Friday, December 7, 2012

Which step completes first? How to read an explain plan.

When reading an explain plan (or execution plan) in Oracle one of the first things you should figure out is which step completes first.  As a general rule this step is best if it's something like a Primary Key index scan.  The goal with a SQL plan is to  "Start Small and Stay Small".  Hence with a PK type look up you will tend to have a plan that starts with the fewest rows.  So let's take a look at a plan and figure out which step is first to complete.  Here is a query, and its explain plan:


select * from emp, dept

where emp.deptno = dept.deptno and sal > 1000 order by empno

SQL> @hxplan
Enter .sql file name (without extension): emp_dept2
Enter the display level (TYPICAL, ALL, BASIC, SERIAL) [TYPICAL]  :
Plan hash value: 77426881

-------------------------------------------------------------------------------------------------
| Id  | Operation                      | Name           | Rows  | Bytes | Cost (%CPU)| Time     |
-------------------------------------------------------------------------------------------------
|   0 | SELECT STATEMENT               |                |    12 |   720 |     6  (34)| 00:00:01 |
|   1 |  SORT ORDER BY                 |                |    12 |   720 |     6  (34)| 00:00:01 |
|   2 |   MERGE JOIN                   |                |    12 |   720 |     5  (20)| 00:00:01 |
|   3 |    TABLE ACCESS BY INDEX ROWID | DEPT           |     4 |    80 |     2   (0)| 00:00:01 |
|   4 |     INDEX FULL SCAN            | DEPT_DEPTNO_PK |     4 |       |     1   (0)| 00:00:01 |
|*  5 |    SORT JOIN                   |                |    12 |   480 |     3  (34)| 00:00:01 |
|*  6 |     TABLE ACCESS BY INDEX ROWID| EMP            |    12 |   480 |     2   (0)| 00:00:01 |
|*  7 |      INDEX FULL SCAN           | EMP_DEPT_IDX   |    13 |       |     1   (0)| 00:00:01 |
-------------------------------------------------------------------------------------------------

Predicate Information (identified by operation id):
---------------------------------------------------

   5 - access("EMP"."DEPTNO"="DEPT"."DEPTNO")
       filter("EMP"."DEPTNO"="DEPT"."DEPTNO")
   6 - filter("SAL">1000)
   7 - filter("EMP"."DEPTNO" IS NOT NULL)
SQL>



Some folks have been taught that a plan completes "bottom up".  So they would think that the first step to complete is step 7. But it isn't. Order of execution is Top - Down, but order of completion is a sort of "inside out bottom up". 
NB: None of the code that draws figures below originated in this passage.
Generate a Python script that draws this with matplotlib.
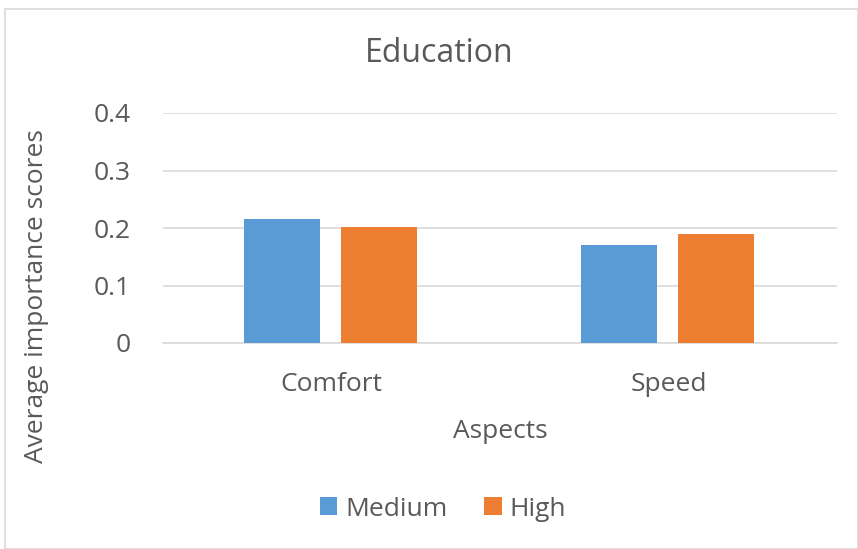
import numpy as np
import matplotlib.pyplot as plt
from matplotlib.patches import Rectangle

categories = ['Comfort', 'Speed']
medium = [0.215, 0.171]
high = [0.202, 0.190]
series_names = ['Medium', 'High']
yticks = [0, 0.1, 0.2, 0.3, 0.4]

plt.rcParams['font.family'] = ['Open Sans', 'DejaVu Sans']
text_color = '#595959'

fig = plt.figure(figsize=(8.58, 5.49), dpi=100)
W, H = 858, 549
ax = fig.add_axes([163 / W, 1 - 343 / H, (837 - 163) / W, (343 - 113) / H])

x = np.arange(len(categories))
width = 0.226
ax.bar(x - 0.148, medium, width, color='#5b9bd5', label=series_names[0], zorder=3)
ax.bar(x + 0.140, high, width, color='#ed7d31', label=series_names[1], zorder=3)

ax.set_xlim(-0.5, 1.5)
ax.set_ylim(0, 0.4)
ax.set_yticks(yticks)
ax.set_yticklabels(['0', '0.1', '0.2', '0.3', '0.4'])
ax.set_xticks(x)
ax.set_xticklabels(categories)
ax.grid(axis='y', color='#d9d9d9', linewidth=1.2, zorder=0)
for s in ['top', 'right', 'left']:
    ax.spines[s].set_visible(False)
ax.spines['bottom'].set_color('#d9d9d9')
ax.spines['bottom'].set_linewidth(1.2)
ax.tick_params(axis='both', length=0, labelsize=19, colors=text_color)
ax.tick_params(axis='x', pad=21)
ax.tick_params(axis='y', pad=23)

fig.text(439 / W, 1 - 54 / H, 'Education', ha='center', va='center', fontsize=23, color=text_color)
fig.text(500 / W, 1 - 432 / H, 'Aspects', ha='center', va='center', fontsize=19, color=text_color)
fig.text(37 / W, 1 - 296 / H, 'Average importance scores', ha='center', va='center',
         rotation=90, fontsize=19, color=text_color)

fig.legend(loc='center', bbox_to_anchor=(443 / W, 1 - 509 / H), ncol=2, frameon=False,
           fontsize=19, handlelength=0.65, handleheight=0.65, columnspacing=1.4,
           handletextpad=0.3, labelcolor=text_color)

fig.patches.append(Rectangle((5 / W, 0), (W - 5) / W, (H - 9) / H, transform=fig.transFigure,
                             fill=False, edgecolor='#d9d9d9', linewidth=1.2))

fig.savefig('out.png', dpi=100)
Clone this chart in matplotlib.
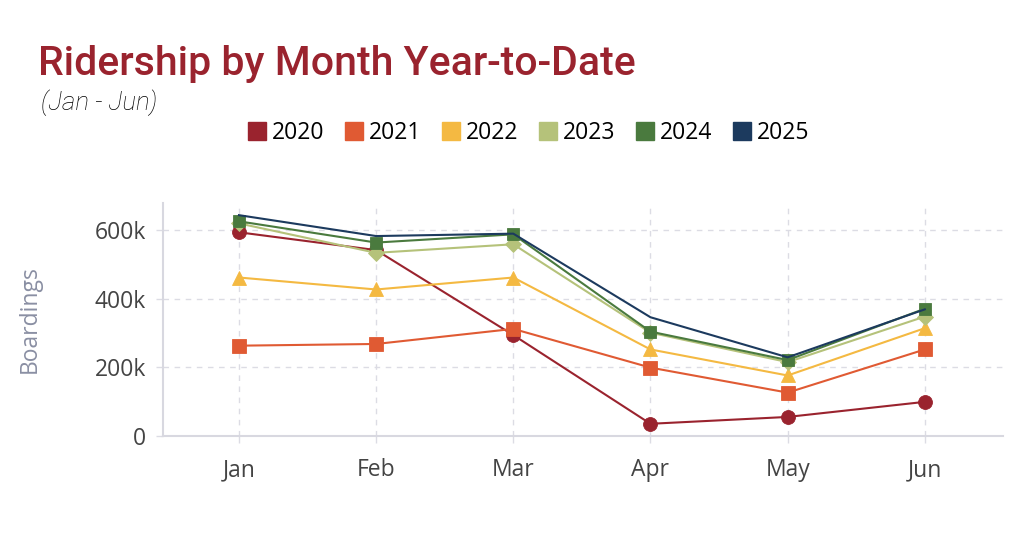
import matplotlib.pyplot as plt
from matplotlib.ticker import FuncFormatter
from matplotlib.lines import Line2D

months = ["Jan", "Feb", "Mar", "Apr", "May", "Jun"]
years = ["2020", "2021", "2022", "2023", "2024", "2025"]

r2020 = [594000, 542000, 294000, 35000, 55000, 99000]
r2021 = [263000, 268000, 312000, 199000, 126000, 252000]
r2022 = [462000, 427000, 462000, 252000, 176000, 314000]
r2023 = [620000, 534000, 559000, 301000, 215000, 348000]
r2024 = [626000, 564000, 588000, 304000, 221000, 371000]
r2025 = [644000, 583000, 590000, 346000, 229000, 369000]

colors = ["#9a232e", "#e05a33", "#f4b942", "#b5c27a", "#4a7a3e", "#1c3a5e"]
markers = ["o", "s", "^", "D", "s", None]
msizes = [10, 9.5, 10.5, 8, 9, 0]

plt.rcParams['font.family'] = ['Open Sans', 'DejaVu Sans']

fig = plt.figure(figsize=(10.24, 5.38), dpi=100)
ax = fig.add_axes([0.159, 0.19, 0.8205, 0.433])

x = list(range(len(months)))
series = [r2020, r2021, r2022, r2023, r2024, r2025]
for vals, c, m, ms in zip(series, colors, markers, msizes):
    ax.plot(x, vals, color=c, lw=1.5, marker=m, markersize=ms,
            markeredgecolor=c, markeredgewidth=0.6, zorder=3)

ax.set_xlim(-0.555, 5.57)
ax.set_ylim(0, 680000)
ax.set_xticks(x)
ax.set_xticklabels(months)
ax.set_yticks([0, 200000, 400000, 600000])
ax.yaxis.set_major_formatter(FuncFormatter(lambda v, p: "0" if v == 0 else "%dk" % (v / 1000)))
ax.tick_params(axis="both", labelsize=16.5, colors="#444444", length=5, width=1)
ax.tick_params(axis="both", color="#dcdce4")
ax.tick_params(axis="x", pad=11)
ax.tick_params(axis="y", pad=7)
ax.grid(True, color="#dcdce4", ls=(0, (4, 4)), lw=1)
ax.set_axisbelow(True)
for s in ["top", "right"]:
    ax.spines[s].set_visible(False)
for s in ["left", "bottom"]:
    ax.spines[s].set_color("#d8d8e0")
    ax.spines[s].set_linewidth(1.5)
ax.set_ylabel("Boardings", fontsize=16.5, color="#8a8fa3", labelpad=38)

fig.text(0.037, 0.86, "Ridership by Month Year-to-Date", fontsize=29.5,
         color="#9a232e", fontweight="medium", family=["Roboto", "DejaVu Sans"])
fig.text(0.040, 0.795, "(Jan - Jun)", fontsize=18.5, style="italic", color="#000000",
         fontweight="light", family=["Roboto", "DejaVu Sans"])

handles = [Line2D([], [], ls="none", marker="s", markersize=13, color=c) for c in colors]
fig.legend(handles, years, loc="center", bbox_to_anchor=(0.515, 0.752), ncol=6,
           frameon=False, fontsize=16.5, handletextpad=0.15, columnspacing=0.8,
           handlelength=1.0)

fig.savefig("out.png", dpi=100)
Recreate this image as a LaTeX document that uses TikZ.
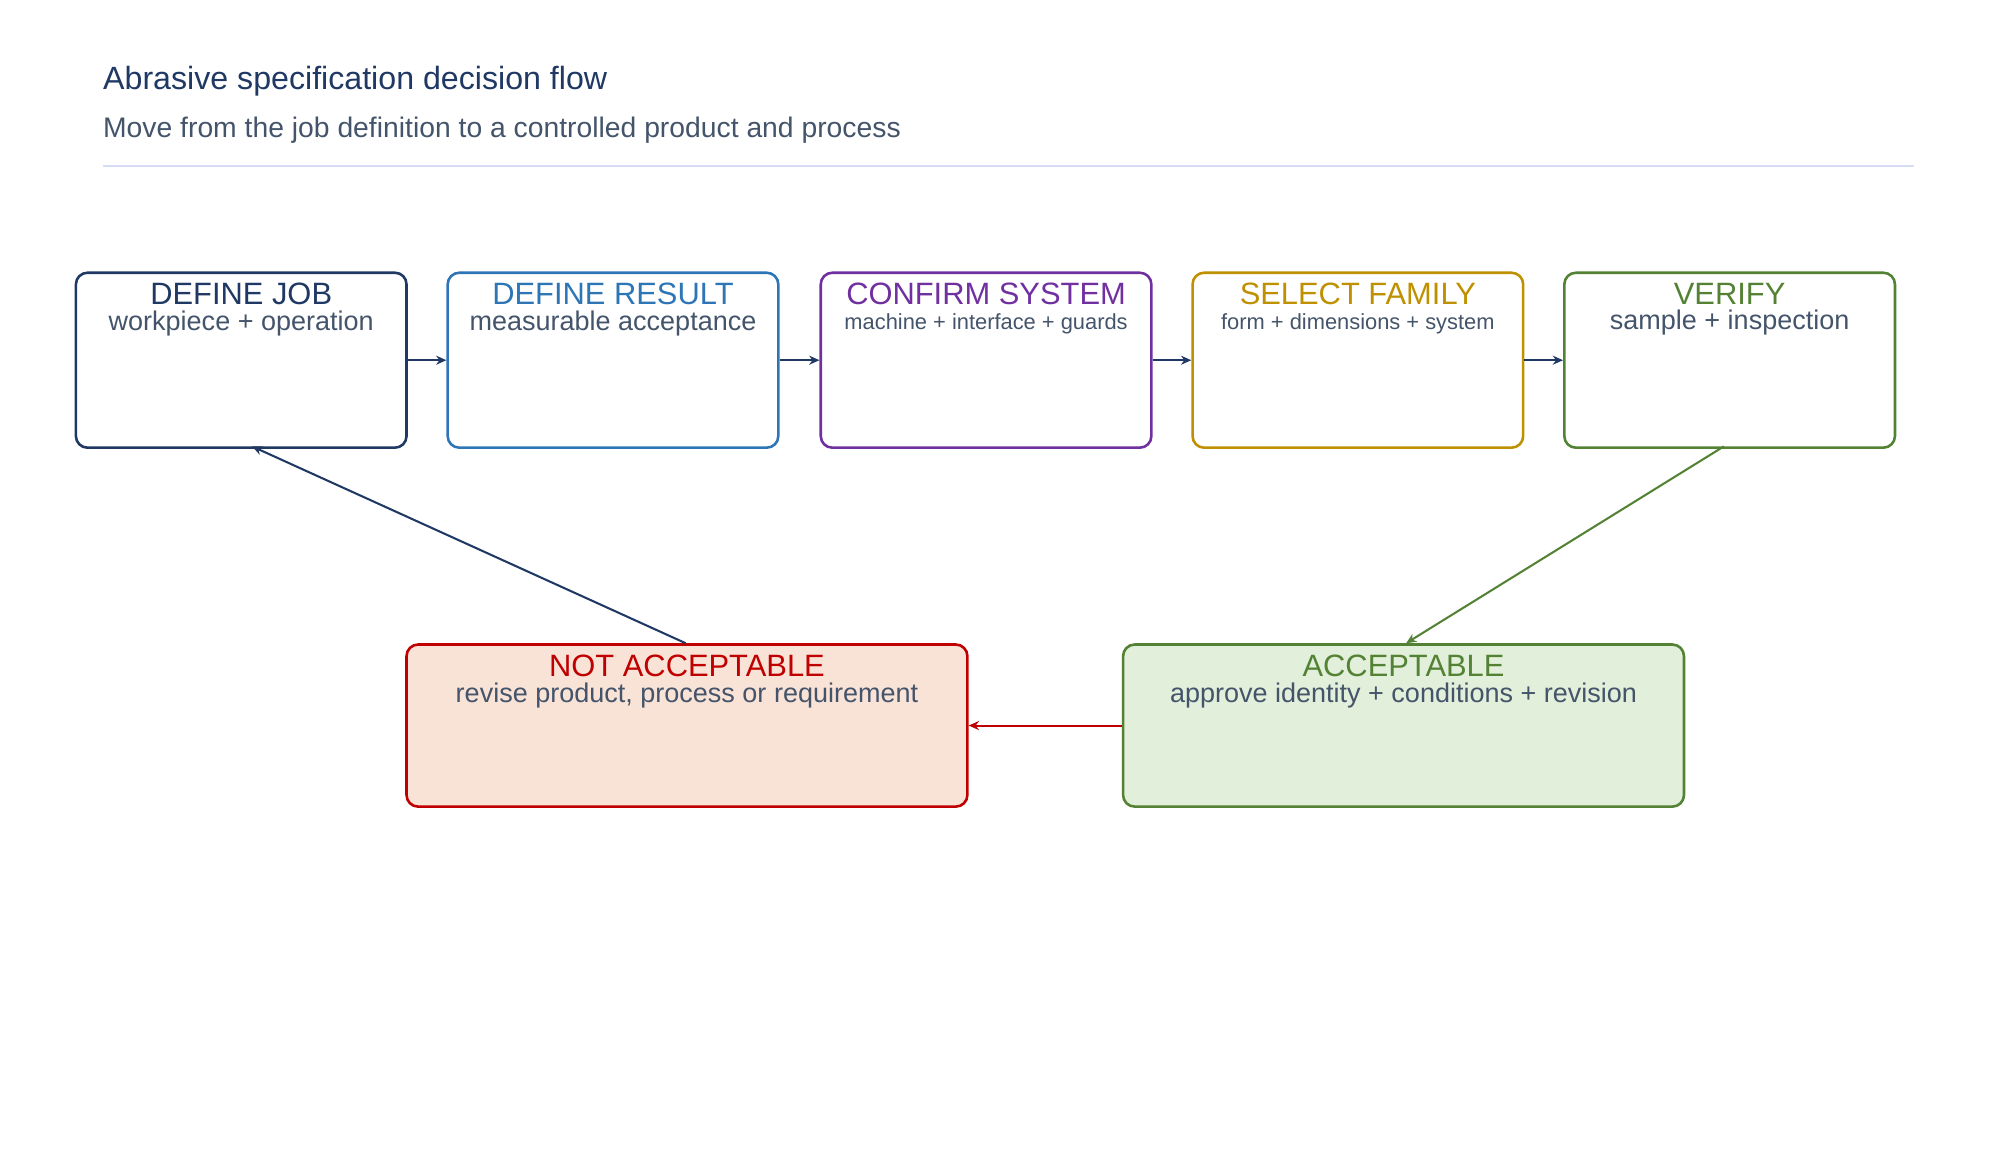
\documentclass[tikz,border=0pt]{standalone}
\usepackage{fontspec}
\setmainfont{Liberation Sans}
\usetikzlibrary{positioning,arrows.meta}
\definecolor{navy}{HTML}{1F3864}
\definecolor{blu}{HTML}{2E75B6}
\definecolor{purp}{HTML}{7030A0}
\definecolor{gold}{HTML}{BF9000}
\definecolor{grn}{HTML}{548235}
\definecolor{rd}{HTML}{C00000}
\definecolor{txt}{HTML}{44546A}
\definecolor{rule}{HTML}{D6DCF5}
\tikzset{
  box/.style={draw=#1, line width=2pt, rounded corners=9pt, anchor=north west, inner sep=0pt},
  step/.style={box=#1, minimum width=257pt, minimum height=136pt},
  verdict/.style={box=#1, minimum width=436pt, minimum height=126pt},
  head/.style={text=#1, font=\fontsize{24}{26}\selectfont, inner sep=1pt},
  sub/.style={text=txt, font=\fontsize{21}{24}\selectfont, inner sep=1pt},
  small/.style={text=txt, font=\fontsize{17}{20}\selectfont, inner sep=3pt},
  flow/.style={-{Stealth[length=8pt,width=7pt]}, line width=1.6pt, draw=#1}
}
\begin{document}
\begin{tikzpicture}[x=1pt,y=-1pt]
  \useasboundingbox (0,0) rectangle (1550,902);
  % heading
  \node[anchor=west, text=navy, font=\fontsize{25}{28}\selectfont, inner sep=0pt] (title) at (80,63) {Abrasive specification decision flow};
  \node[anchor=west, text=txt, font=\fontsize{22}{26}\selectfont, inner sep=0pt] (subtitle) at (80,101) {Move from the job definition to a controlled product and process};
  \draw[rule, line width=1.5pt] (80,129) -- (1488,129);

  % process steps
  \node[step=navy] (job) at (58,211) {};
  \node[step=blu] (result) at (347,211) {};
  \node[step=purp] (system) at (637,211) {};
  \node[step=gold] (family) at (926,211) {};
  \node[step=grn] (verify) at (1215,211) {};

  \node[head=navy, below=8pt of job.north] (jobT) {DEFINE JOB};
  \node[sub, below=2pt of jobT] {workpiece + operation};
  \node[head=blu, below=8pt of result.north] (resultT) {DEFINE RESULT};
  \node[sub, below=2pt of resultT] {measurable acceptance};
  \node[head=purp, below=8pt of system.north] (systemT) {CONFIRM SYSTEM};
  \node[small, below=2pt of systemT] {machine + interface + guards};
  \node[head=gold, below=8pt of family.north] (familyT) {SELECT FAMILY};
  \node[small, below=2pt of familyT] {form + dimensions + system};
  \node[head=grn, below=8pt of verify.north] (verifyT) {VERIFY};
  \node[sub, below=2pt of verifyT] {sample + inspection};

  % outcomes
  \node[verdict=rd, fill=rd!12!white, fill={rgb,255:red,249;green,226;blue,214}] (reject) at (315,500) {};
  \node[verdict=grn, fill={rgb,255:red,226;green,239;blue,218}] (accept) at (872,500) {};
  \node[head=rd, below=8pt of reject.north] (rejectT) {NOT ACCEPTABLE};
  \node[sub, below=2pt of rejectT] {revise product, process or requirement};
  \node[head=grn, below=8pt of accept.north] (acceptT) {ACCEPTABLE};
  \node[sub, below=2pt of acceptT] {approve identity + conditions + revision};

  % connectors
  \draw[flow=navy] (job) -- (result);
  \draw[flow=navy] (result) -- (system);
  \draw[flow=navy] (system) -- (family);
  \draw[flow=navy] (family) -- (verify);
  \coordinate (vOut) at (1340,347);
  \coordinate (aIn) at (1093,500);
  \draw[flow=grn] (vOut) -- (aIn);
  \draw[flow=rd] (accept) -- (reject);
  \coordinate (rOut) at (533,500);
  \coordinate (jIn) at (196,347);
  \draw[flow=navy] (rOut) -- (jIn);
\end{tikzpicture}
\end{document}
From an exection point of view, the first thing this query wants to do is a SORT ORDER BY (Step 1), but it can't do that yet.  It needs rows to sort.  So then it wants to do a MERGE JOIN (2), but to do that it would need two sets of rows to merge together. Then it wants to do a TABLE ACCESS BY INDEX ROWID (3), but to to that it needs ROWIDs from an index.  Next is the INDEX FULL SCAN (4).  This means that it is step number 4 that is the first step to complete.  This index scan will return the rows to the table scan so the rows can be retrieved.

Now this is important to understand.  The index scan and the table scan steps are interactive. The index scan gets one ROWID, passes it to the table scan which reads the row, then the index scan gets the next ROWID and so on.  This means the INDEX FULL SCAN (4) is the first to complete but the TABLE ACCESS BY INDEX ROWID (3) finishes very soon after it.

After step 3 completes, the SORT JOIN (5) step would want to go, this would be were the second set of rows would be sorted.  In this case the second set of rows doesn't need to be sorted.  Why?  Because the INDEX FULL SCAN (7) returns the ROWIDS in DETPNO order to the TABLE SCAN BY INDEX ROWID (6). Since the join is on DEPTNO, the sort would have been down on DEPTNO, but the index is on DEPTNO so the rows are already in the order needed for the MERGE JOIN (2).

BTW - The SORT JOIN step is always there for the second row source in a Sort Merge Join, even if the data isn't sorted, like here.  This is because this temp segment is where the second row source is merged with the first row source.  If the first row source needed to be sorted you would see the SORT JOIN step as the last step for that set of rows as well.

Since in this plan both sets of rows come via and index full scan no data is sorted in this plan. The query was able to leverage the sorted data in both the indexes.

Once steps 7, 6 and 5 complete, there are now two sets of sorted data and the MERGE JOIN (2) can complete and finally the SORT ORDER BY (1) can complete.  This sort is by EMPNO (the ORDER BY in the query).  Now the sorted data is passed back to the user (step 0).

So order of competition is:  4-3-7-6-5-2-1-0.

This plan doesn't do a PK look up as it's first step, but in this case the INDEX FULL SCAN is quite good.  The query is joining all the rows from each table so this type of index scan is appropriate for this join.

As an additional question where did this predicate being applied on step 7 come from?

filter("EMP"."DEPTNO" IS NOT NULL)